If my response seems reactionary, it is only because I cannot help but recoil at an article which would suppose to label the deficits in a composer's "gifts," as if John Cage or Ravel had some responsibility to also be a good theorist.

Bill Maher, Agnostic Bigot.

I received the following in my inbox this morning, and figured it was worth sharing.
In passing, I will comment that you can include me in the group of people named at the very end of Donohue's comments.
-Mark
***

BILL MAHER WANTS A BRAWL

On the January 4 edition of the NBC show “Late Night with Conan O’Brien,” Bill Maher commented on a remark about religion that was allegedly made by presidential contender Mitt Romney. In the course of his comments, Maher said the following:

“You can’t be a rational person six days of the week and put on a suit and make rational decisions and go to work and, on one day of the week, go to a building and think you’re drinking the blood of a 2,000-year-old space god. That doesn’t make you a person of faith…That makes you a schizophrenic.”

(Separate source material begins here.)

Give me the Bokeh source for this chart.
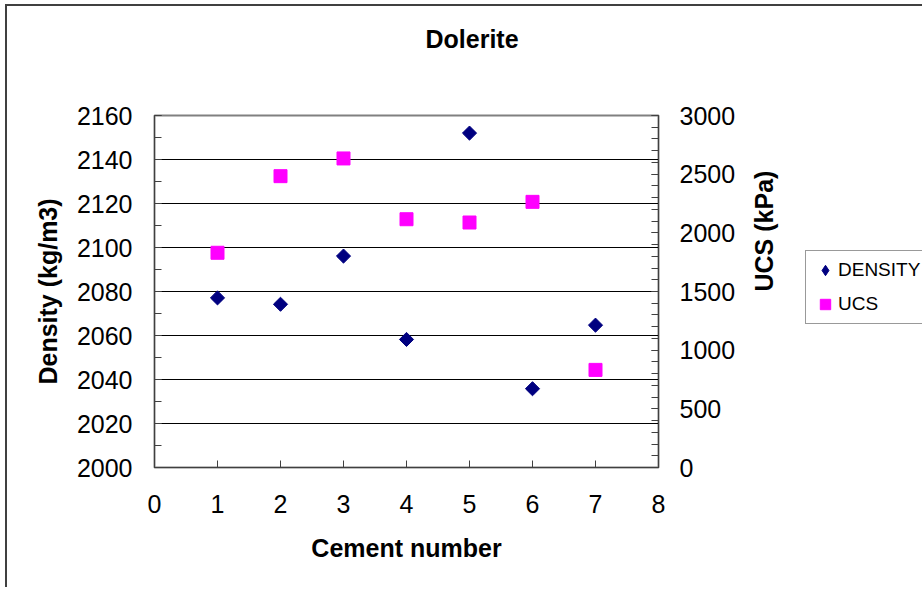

O’Brien, looking a bit uneasy, then asked Maher whether anyone who is religious is schizophrenic. To which Maher replied, “Well, yes, sort of, because they have walled off a part of their mind.”

Catholic League president Bill Donohue jumped on this today:

“There is no bigger anti-Christian bigot in the entertainment business than Bill Maher; he has shown that over and over again. While he may not like any religion, he has a special place in his portfolio of hatred for Christians, especially Roman Catholics. In Maher’s twisted mind—which has long walled off rationality, to say nothing of decency—the mere mention of religion sets off a tirade against Jesus. We’ll take the backhanded compliment."

“Unlike most non-believers, who are generally content to respect the right of most Americans to believe in God, guys like Maher want a brawl. He should be careful what he wishes for because there are those who pine to deliver.”